Management of Resistant Cardiac Failure

The term "resistant cardiac failure" is used when the condition does not improve satisfactorily even after instituting all the standard forms of therapy.
The term "resistant cardiac failure" is used when the condition does not improve satisfactorily even after instituting all the standard forms of therapy. | Source

Refractory Cardiac Failure

Management of resistant cardiac failure (refractory cardiac failure): The term "resistant cardiac failure" is used when the condition does not improve satisfactorily even after instituting all the standard forms of therapy.

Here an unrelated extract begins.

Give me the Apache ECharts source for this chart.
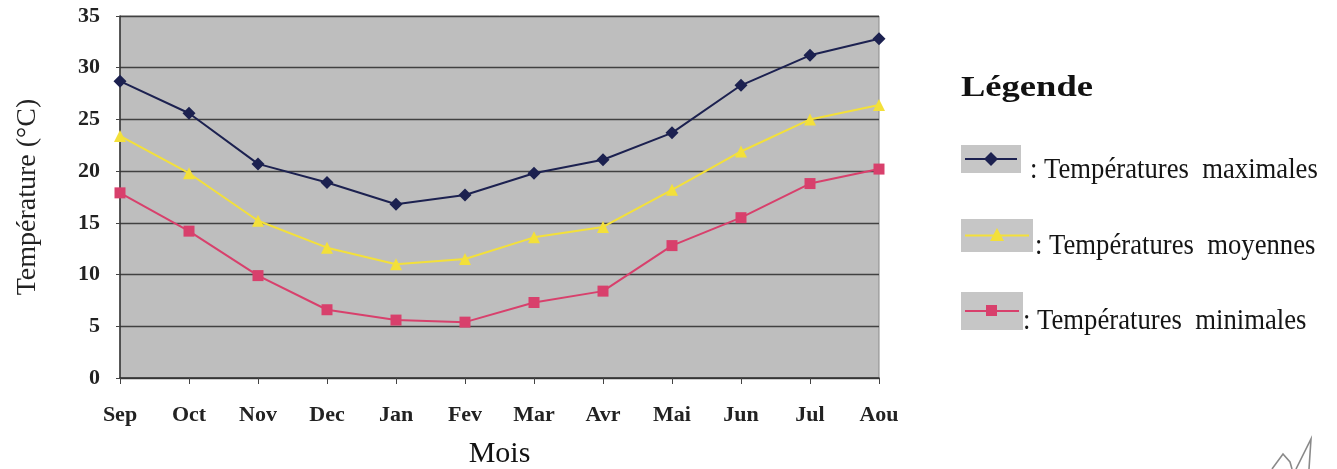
<!DOCTYPE html>
<html>
<head>
<meta charset="utf-8">
<script src="https://cdn.jsdelivr.net/npm/echarts@6/dist/echarts.min.js"></script>
<style>
  html, body { margin: 0; padding: 0; background: #ffffff; }
  #chart { width: 1337px; height: 469px; }
</style>
</head>
<body>
<div id="chart"></div>
<script>
// Monthly temperatures (°C), September to August
const months = ['Sep', 'Oct', 'Nov', 'Dec', 'Jan', 'Fev', 'Mar', 'Avr', 'Mai', 'Jun', 'Jul', 'Aou'];
const tempMax = [28.7, 25.6, 20.7, 18.9, 16.8, 17.7, 19.8, 21.1, 23.7, 28.3, 31.2, 32.8];
const tempMoy = [23.4, 19.8, 15.2, 12.6, 11.0, 11.5, 13.6, 14.6, 18.2, 21.9, 25.0, 26.4];
const tempMin = [17.9, 14.2, 9.9, 6.6, 5.6, 5.4, 7.3, 8.4, 12.8, 15.5, 18.8, 20.2];
const seriesNames = ['Températures  maximales', 'Températures  moyennes', 'Températures  minimales'];

const serif = '"Liberation Serif", "DejaVu Serif", serif';
const colMax = '#1c2150';
const colMoy = '#f3e03a';
const colMin = '#d8406c';
const plotBg = '#bebebe';

const chart = echarts.init(document.getElementById('chart'), null, { renderer: 'canvas' });

// Legend swatch: grey box with a line segment and the series marker, then its label
function swatch(x, y, w, h, color, symbol, label, textX, textY, sx) {
  const cy = y + h / 2;
  return [
    { type: 'rect', shape: { x: x, y: y, width: w, height: h }, style: { fill: '#c6c6c6' }, z: 10 },
    { type: 'line', shape: { x1: x + 4, y1: cy, x2: x + w - 4, y2: cy }, style: { stroke: color, lineWidth: 2 }, z: 11 },
    symbol,
    { type: 'text', x: textX, y: textY, scaleX: sx,
      style: { text: ': ' + label, font: '29px ' + serif, fill: '#151515', verticalAlign: 'middle' }, z: 11 }
  ];
}

const legendItems = [].concat(
  swatch(961, 145, 60, 28, colMax,
    { type: 'polygon', shape: { points: [[991, 152], [998, 159], [991, 166], [984, 159]] }, style: { fill: colMax }, z: 12 },
    seriesNames[0], 1030, 170, 0.92),
  swatch(961, 219, 72, 33, colMoy,
    { type: 'polygon', shape: { points: [[997, 228], [1004, 241], [990, 241]] }, style: { fill: colMoy }, z: 12 },
    seriesNames[1], 1035, 246, 0.92),
  swatch(961, 292, 62, 38, colMin,
    { type: 'rect', shape: { x: 986, y: 305, width: 11, height: 11 }, style: { fill: colMin }, z: 12 },
    seriesNames[2], 1023, 321, 0.92)
);

const option = {
  backgroundColor: '#ffffff',
  animation: false,
  grid: {
    left: 120, right: 458, top: 16, bottom: 91,
    containLabel: false,
    outerBoundsMode: 'none',
    show: true, backgroundColor: plotBg, borderColor: '#8a8a8a', borderWidth: 1
  },
  xAxis: {
    type: 'category',
    data: months,
    boundaryGap: false,
    name: 'Mois',
    nameLocation: 'middle',
    nameGap: 61,
    nameTextStyle: { fontFamily: serif, fontSize: 30, color: '#111' },
    axisLine: { show: true, lineStyle: { color: '#333', width: 1.5 } },
    axisTick: { show: true, alignWithLabel: true, length: 6, lineStyle: { color: '#444' } },
    axisLabel: { fontFamily: serif, fontSize: 22, fontWeight: 'bold', color: '#222', margin: 26 },
    splitLine: { show: false }
  },
  yAxis: {
    type: 'value',
    min: 0, max: 35, interval: 5,
    name: 'Température (°C)',
    nameLocation: 'middle',
    nameGap: 78,
    nameRotate: 90,
    nameTextStyle: { fontFamily: serif, fontSize: 28, color: '#222' },
    axisLine: { show: true, lineStyle: { color: '#333', width: 1.5 } },
    axisTick: { show: true, length: 4, lineStyle: { color: '#444' } },
    axisLabel: { fontFamily: serif, fontSize: 22, fontWeight: 'bold', color: '#222', margin: 20 },
    splitLine: { show: true, lineStyle: { color: '#414141', width: 1.3 } }
  },
  series: [
    {
      name: seriesNames[0], type: 'line', data: tempMax,
      symbol: 'diamond', symbolSize: 13,
      lineStyle: { color: colMax, width: 2 },
      itemStyle: { color: colMax }
    },
    {
      name: seriesNames[1], type: 'line', data: tempMoy,
      symbol: 'triangle', symbolSize: 12,
      lineStyle: { color: colMoy, width: 2 },
      itemStyle: { color: colMoy }
    },
    {
      name: seriesNames[2], type: 'line', data: tempMin,
      symbol: 'rect', symbolSize: 11,
      lineStyle: { color: colMin, width: 2 },
      itemStyle: { color: colMin }
    }
  ],
  graphic: [
    { type: 'text', x: 961, y: 89, scaleX: 1.26,
      style: { text: 'Légende', font: 'bold 29px ' + serif, fill: '#111', verticalAlign: 'middle' }, z: 10 },
    // pen mark in the lower right corner
    { type: 'polyline', shape: { points: [[1272, 469], [1283, 454], [1290, 462], [1292, 469]] }, style: { stroke: '#8a8a8a', lineWidth: 1.6, fill: null }, z: 10 },
    { type: 'polyline', shape: { points: [[1296, 469], [1311, 439], [1309, 469]] }, style: { stroke: '#8a8a8a', lineWidth: 1.6, fill: null }, z: 10 }
  ].concat(legendItems)
};

chart.setOption(option);
</script>
</body>
</html>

Before considering a case of cardiac failure as resistant all causes such as noncompliance with therapy, inadequate rest, excess intake of salt and therapeutic inadequacy should be excluded. Causes of resistance are:

  1. Severe and advanced Cardiac disease
  2. presence of complications such as infective endocarditis, thromboembolism or focal sepsis; or
  3. injudicious use of diuretics.

In such cases the correctable factors have to be rectified and drug therapy is intensified. If these fail, excess fluid and salt can be removed from the body by peritoneal or hemodialysis.

Management of Pulmonary Edema

Patient is hospitalized and put to rest with a back rest or cardiac table, in the position of maximum comfort.
Patient is hospitalized and put to rest with a back rest or cardiac table, in the position of maximum comfort. | Source

Acute pulmonary edema

Emergency treatment of acute pulmonary edema is as follows

  • Patient is hospitalized and put to rest with a back rest or cardiac table, in the position of maximum comfort.
  • The patient is put on oxygen immediately.
  • Morphine sulphate 3-5 mg is given intravenously over three minutes and repeated to a total dose of 15-20 mg, at 15 minutes intervals. In less acute cases, the drug can be given intramuscularly in doses of 15-20 mg. Morphine abolishes anxiety, depresses the respiratory centre, allays dypsnea and reduces the adrenergic vasoconstrictor stimuli.
  • Diuretic: Furosemide 40mg should be given intravenously. If the effect is not evident in 30 minutes, the dose may be repeated.
  • Aminophylline in a dose of 5mg/kg given intravenously slowly is very effective in increasing the cardiac output and relieving bronchospasm. Aminophylline has different actions such as improvement of cardiac output, stimulation of the respiratory centre, bronchodilation and diuresis. Hypotension and anaphylaxis are potential complications. In many cases the effect of aminophylline is dramatic.
  • Reduction of preload: Rotating tourniquets applied to the extremities reduce venous return and thus helps in reducing preload. The venous return from three limbs is obstructed at a time and the tourniquets are rotated at 15 minutes intervals. This method of physiological venesection is very effective. Rarely open venesection to remove 300-500ml blood rapidly may be required. Venesection should not be done on hypotensive patients.
  • Digitalisation: Rapid digitalisation is done by intravenous injection of 0.5-1mg digoxin when there is the indication.
  • Vasodilators such as nitroprusside given intravenously may be required in intractable cases.

Once the emergency is managed successfully, further elective management depends upon the underlying condition.